Skip all pictures. Write out the data below from its first line through the line that contains "band_edge_ghz = 2.39".

Raw data>

________________

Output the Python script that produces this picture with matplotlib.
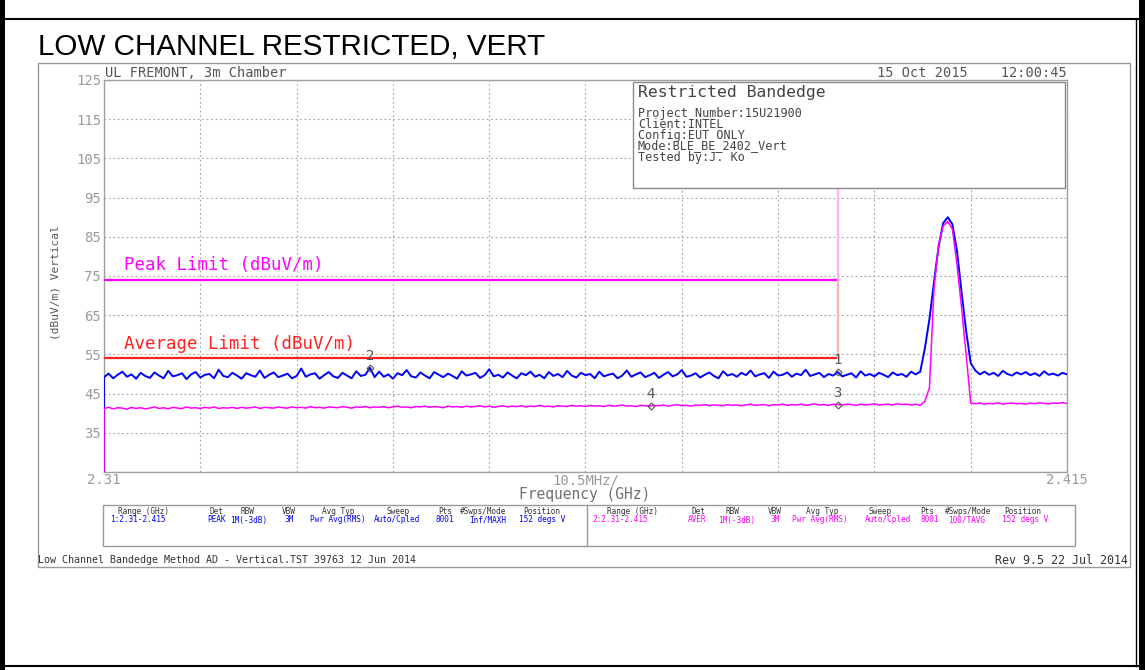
import numpy as np
import matplotlib
matplotlib.use("Agg")
import matplotlib.pyplot as plt
from matplotlib.patches import Rectangle
from matplotlib.lines import Line2D

# ---------------- data ----------------
freq_start_ghz = 2.310
freq_stop_ghz = 2.415
freq_step_ghz = 0.0005
y_min, y_max = 25, 125
trace_start_level = 25

peak_limit = 74.0
avg_limit = 54.0
band_edge_ghz = 2.39

# Trace 1: peak detector (blue), 0.5 MHz spacing from 2.310 to 2.415 GHz
peak_trace = [
    49.2, 50.1, 48.9, 49.8, 50.6, 49.3, 49.9, 48.8, 50.3, 49.5,
    49.0, 50.4, 49.6, 48.9, 50.8, 49.4, 49.7, 50.2, 48.7, 49.9,
    50.5, 49.1, 49.8, 50.0, 48.9, 51.1, 49.5, 49.2, 50.3, 49.6,
    48.8, 50.2, 49.7, 49.3, 50.9, 49.0, 49.8, 50.4, 49.2, 49.6,
    50.1, 48.9, 49.5, 51.4, 49.3, 49.9, 50.2, 48.8, 49.7, 50.5,
    49.4, 49.0, 50.3, 49.6, 48.9, 50.7, 49.5, 49.8, 51.6, 49.2,
    50.6, 49.3, 49.9, 48.8, 50.2, 49.7, 51.0, 49.4, 49.1, 50.4,
    49.6, 48.9, 50.5, 49.8, 49.2, 50.1, 49.5, 48.8, 50.7, 49.6,
    49.9, 50.3, 49.0, 49.7, 51.2, 49.4, 49.8, 49.1, 50.4, 49.6,
    48.9, 50.2, 49.7, 50.6, 49.3, 49.8, 48.9, 50.5, 49.5, 50.0,
    49.2, 50.8, 49.6, 49.1, 50.3, 49.7, 50.0, 48.9, 50.6, 49.4,
    49.8, 50.1, 48.9, 49.6, 50.9, 49.3, 49.9, 50.4, 49.2, 49.7,
    50.3, 49.0, 49.8, 50.5, 49.4, 49.9, 51.0, 49.3, 49.6, 50.2,
    49.1, 49.8, 50.4, 49.5, 48.9, 50.7, 49.6, 50.0, 49.3, 50.3,
    49.7, 50.9, 49.4, 49.9, 50.2, 49.0, 50.6, 49.6, 49.8, 50.4,
    49.3, 50.1, 49.7, 51.1, 49.5, 49.9, 50.3, 49.2, 50.0, 49.6,
    50.5, 49.4, 49.8, 50.2, 49.1, 50.7, 49.6, 50.0, 49.4, 50.3,
    49.8, 49.2, 50.4, 49.7, 50.0, 49.3, 50.6, 49.9, 50.6, 56.5,
    64.0, 73.5, 82.5, 88.5, 90.0, 88.2, 81.5, 71.0, 61.0, 52.8,
    50.9, 49.9, 50.6, 49.8, 50.3, 49.5, 50.8, 50.0, 49.6, 50.4,
    49.9, 50.5, 49.7, 50.2, 49.5, 50.7, 49.8, 50.1, 49.6, 50.3,
    49.9,
]

# Trace 2: average detector (magenta)
avg_trace = [
    41.2, 41.5, 41.1, 41.4, 41.3, 41.0, 41.5, 41.2, 41.4, 41.1,
    41.3, 41.6, 41.2, 41.4, 41.1, 41.5, 41.3, 41.2, 41.6, 41.3,
    41.4, 41.2, 41.5, 41.3, 41.6, 41.2, 41.4, 41.3, 41.5, 41.2,
    41.5, 41.3, 41.4, 41.6, 41.2, 41.5, 41.4, 41.3, 41.6, 41.4,
    41.3, 41.6, 41.4, 41.5, 41.3, 41.7, 41.4, 41.5, 41.3, 41.6,
    41.5, 41.4, 41.7, 41.5, 41.3, 41.6, 41.5, 41.7, 41.4, 41.6,
    41.5, 41.7, 41.4, 41.6, 41.8, 41.5, 41.6, 41.4, 41.7, 41.6,
    41.8, 41.5, 41.7, 41.6, 41.4, 41.8, 41.6, 41.7, 41.5, 41.8,
    41.6, 41.7, 41.9, 41.6, 41.8, 41.5, 41.7, 41.9, 41.6, 41.8,
    41.7, 41.9, 41.6, 41.8, 41.7, 42.0, 41.7, 41.8, 41.6, 41.9,
    41.8, 41.7, 42.0, 41.8, 41.9, 41.7, 42.0, 41.8, 41.9, 41.7,
    42.0, 41.8, 41.9, 42.1, 41.8, 41.9, 41.7, 42.0, 41.9, 41.8,
    42.0, 41.9, 42.1, 41.8, 42.0, 42.2, 41.9, 42.0, 41.8, 42.1,
    42.0, 42.2, 41.9, 42.1, 42.0, 41.9, 42.2, 42.0, 42.1, 41.9,
    42.1, 42.3, 42.0, 42.1, 42.2, 41.9, 42.2, 42.1, 42.3, 42.0,
    42.2, 42.1, 42.3, 42.0, 42.2, 42.4, 42.1, 42.2, 42.0, 42.3,
    42.2, 42.1, 42.3, 42.2, 42.0, 42.3, 42.1, 42.2, 42.4, 42.1,
    42.2, 42.3, 42.1, 42.4, 42.2, 42.3, 42.1, 42.3, 42.0, 43.0,
    46.5, 72.0, 83.0, 87.8, 88.9, 87.0, 78.0, 67.0, 55.0, 42.6,
    42.4, 42.6, 42.3, 42.5, 42.4, 42.7, 42.3, 42.5, 42.6, 42.4,
    42.5, 42.3, 42.6, 42.4, 42.7, 42.5, 42.4, 42.6, 42.5, 42.7,
    42.5,
]

marker_ids = ["1", "2", "3", "4"]
marker_freqs = [2.39, 2.339, 2.39, 2.3696]
marker_levels = [50.5, 51.6, 42.2, 41.8]

y_ticks = [25, 35, 45, 55, 65, 75, 85, 95, 105, 115, 125]
y_tick_labels = ["", "35", "45", "55", "65", "75", "85", "95", "105", "115", "125"]
x_tick_labels = ["2.31", "", "", "", "", "10.5MHz/", "", "", "", "", "2.415"]

title_text = "LOW CHANNEL RESTRICTED, VERT"
site_text = "UL FREMONT, 3m Chamber"
date_text = "15 Oct 2015    12:00:45"
info_title = "Restricted Bandedge"
info_lines = ["Project Number:15U21900", "Client:INTEL", "Config:EUT ONLY",
              "Mode:BLE_BE_2402_Vert", "Tested by:J. Ko"]
table_headers = ["Range (GHz)", "Det", "RBW", "VBW", "Avg Typ", "Sweep",
                 "Pts", "#Swps/Mode", "Position"]
table_row1 = ["1:2.31-2.415", "PEAK", "1M(-3dB)", "3M", "Pwr Avg(RMS)",
              "Auto/Cpled", "8001", "Inf/MAXH", "152 degs V"]
table_row2 = ["2:2.31-2.415", "AVER", "1M(-3dB)", "3M", "Pwr Avg(RMS)",
              "Auto/Cpled", "8001", "100/TAVG", "152 degs V"]
footer_left = "Low Channel Bandedge Method AD - Vertical.TST 39763 12 Jun 2014"
footer_right = "Rev 9.5 22 Jul 2014"

# ---------------- figure ----------------
W, H = 1145, 670
MONO = "DejaVu Sans Mono"
GRAY = "#9a9a9a"
BLUE = "#0000ff"
MAG = "#ff00ff"
RED = "#ff2020"


def fx(px):
    return px / W


def fy(py):
    return 1 - py / H


fig = plt.figure(figsize=(W / 100, H / 100), dpi=100)
fig.patch.set_facecolor("white")

ax = fig.add_axes([fx(104), fy(472), (1067 - 104) / W, (472 - 80) / H])

grid = np.round(np.arange(freq_start_ghz, freq_stop_ghz + freq_step_ghz / 2, freq_step_ghz), 4)
freqs = np.concatenate([[freq_start_ghz], grid])
pk = np.concatenate([[trace_start_level], peak_trace])
av = np.concatenate([[trace_start_level], avg_trace])

ax.plot(freqs, pk, color=BLUE, lw=1.4, zorder=4)
ax.plot(freqs, av, color=MAG, lw=1.1, zorder=5)

# limit lines and band edge
ax.plot([freq_start_ghz, band_edge_ghz], [peak_limit, peak_limit], color=MAG, lw=1.6, zorder=3)
ax.plot([freq_start_ghz, band_edge_ghz], [avg_limit, avg_limit], color=RED, lw=1.6, zorder=3)
ax.plot([band_edge_ghz, band_edge_ghz], [peak_limit, 97], color="#ffb0ff", lw=1.6, zorder=3)
ax.plot([band_edge_ghz, band_edge_ghz], [avg_limit, peak_limit], color="#ffb0b0", lw=1.6, zorder=3)

ax.text(2.3122, peak_limit + 1.4, "Peak Limit (dBuV/m)", color=MAG, family=MONO,
        fontsize=12.5, va="bottom", ha="left")
ax.text(2.3122, avg_limit + 1.4, "Average Limit (dBuV/m)", color=RED, family=MONO,
        fontsize=12.5, va="bottom", ha="left")

# markers
for mid, mf, ml in zip(marker_ids, marker_freqs, marker_levels):
    ax.plot([mf], [ml], marker="D", ms=3.5, mfc="none", mec="#555555", mew=0.8, zorder=6)
    ax.text(mf, ml + 1.2, mid, color="#555555", family=MONO, fontsize=10,
            ha="center", va="bottom", zorder=6)

ax.set_xlim(freq_start_ghz, freq_stop_ghz)
ax.set_ylim(y_min, y_max)
ax.set_xticks(np.linspace(freq_start_ghz, freq_stop_ghz, 11))
ax.set_xticklabels(x_tick_labels)
ax.set_yticks(y_ticks)
ax.set_yticklabels(y_tick_labels)
ax.tick_params(length=0, colors=GRAY, labelsize=10, pad=2)
for lab in ax.get_xticklabels() + ax.get_yticklabels():
    lab.set_family(MONO)
ax.tick_params(axis="x", pad=1)
ax.grid(True, color="#a0a0a0", ls=(0, (1.5, 2.5)), lw=0.8, zorder=1)
for s in ax.spines.values():
    s.set_color("#a0a0a0")
    s.set_linewidth(1.0)
ax.set_facecolor("white")

fig.text(fx(585), fy(495), "Frequency (GHz)", family=MONO, fontsize=10.5, color="#707070",
         ha="center", va="center")
fig.text(fx(55), fy(283), "(dBuV/m) Vertical", family=MONO, fontsize=8, color="#555555",
         ha="center", va="center", rotation=90)

# title and header texts
fig.text(fx(38), fy(47), title_text, family="Liberation Sans", fontsize=21.3, color="black",
         ha="left", va="center")
fig.text(fx(105), fy(73), site_text, family=MONO, fontsize=9.8, color="#555555",
         ha="left", va="center")
fig.text(fx(1067), fy(73), date_text, family=MONO, fontsize=9.8, color="#555555",
         ha="right", va="center")

# info box
fig.patches.append(Rectangle((fx(633), fy(188)), (1065 - 633) / W, (188 - 82) / H,
                             transform=fig.transFigure, facecolor="white",
                             edgecolor="#8a8a8a", lw=1.0, zorder=5))
fig.text(fx(638), fy(93), info_title, family=MONO, fontsize=11.8, color="#444444",
         ha="left", va="center", zorder=6)
for i, line in enumerate(info_lines):
    fig.text(fx(638), fy(113 + 11 * i), line, family=MONO, fontsize=8.5, color="#444444",
             ha="left", va="center", zorder=6)

# outer frames
fig.patches.append(Rectangle((fx(38), fy(567)), (1130 - 38) / W, (567 - 63) / H,
                             transform=fig.transFigure, facecolor="none",
                             edgecolor="#9a9a9a", lw=1.0, zorder=2))
fig.patches.append(Rectangle((fx(103), fy(546)), (1075 - 103) / W, (546 - 505) / H,
                             transform=fig.transFigure, facecolor="none",
                             edgecolor="#9a9a9a", lw=1.0, zorder=2))
fig.lines.append(Line2D([fx(587), fx(587)], [fy(505), fy(546)], transform=fig.transFigure,
                        color="#9a9a9a", lw=1.0))

# outer black border
fig.lines.append(Line2D([fx(2), fx(1141), fx(1141), fx(2), fx(2)],
                        [fy(19), fy(19), fy(666), fy(666), fy(19)],
                        transform=fig.transFigure, color="black", lw=1.5))
fig.patches.append(Rectangle((0, 0), fx(5), 1, transform=fig.transFigure,
                             facecolor="black", edgecolor="none", zorder=3))
fig.patches.append(Rectangle((fx(1139), 0), fx(6), 1, transform=fig.transFigure,
                             facecolor="black", edgecolor="none", zorder=3))
fig.lines.append(Line2D([fx(1136), fx(1136)], [fy(19), fy(666)], transform=fig.transFigure,
                        color="black", lw=1.0))

# table
hdr_x1 = [143, 216, 247, 289, 338, 398, 445, 483, 542]
val_x1 = [138, 216, 249, 289, 338, 397, 445, 488, 542]
hdr_x2 = [632, 698, 732, 775, 822, 880, 927, 968, 1023]
val_x2 = [620, 697, 737, 775, 820, 888, 930, 967, 1025]
for h, x in zip(table_headers, hdr_x1):
    fig.text(fx(x), fy(512), h, family=MONO, fontsize=5.6, color="#333333", ha="center", va="center")
for h, x in zip(table_headers, hdr_x2):
    fig.text(fx(x), fy(512), h, family=MONO, fontsize=5.6, color="#333333", ha="center", va="center")
for v, x in zip(table_row1, val_x1):
    fig.text(fx(x), fy(520), v, family=MONO, fontsize=5.6, color=BLUE, ha="center", va="center")
for v, x in zip(table_row2, val_x2):
    fig.text(fx(x), fy(520), v, family=MONO, fontsize=5.6, color=MAG, ha="center", va="center")

# footer
fig.text(fx(38), fy(560), footer_left, family=MONO, fontsize=7.2, color="#333333",
         ha="left", va="center")
fig.text(fx(1128), fy(560), footer_right, family=MONO, fontsize=8.4, color="#333333",
         ha="right", va="center")

fig.savefig("out.png", dpi=100)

________________

Correct response>
Output the Python script that produces this picture with matplotlib.
import numpy as np
import matplotlib
matplotlib.use("Agg")
import matplotlib.pyplot as plt
from matplotlib.patches import Rectangle
from matplotlib.lines import Line2D

# ---------------- data ----------------
freq_start_ghz = 2.310
freq_stop_ghz = 2.415
freq_step_ghz = 0.0005
y_min, y_max = 25, 125
trace_start_level = 25

peak_limit = 74.0
avg_limit = 54.0
band_edge_ghz = 2.39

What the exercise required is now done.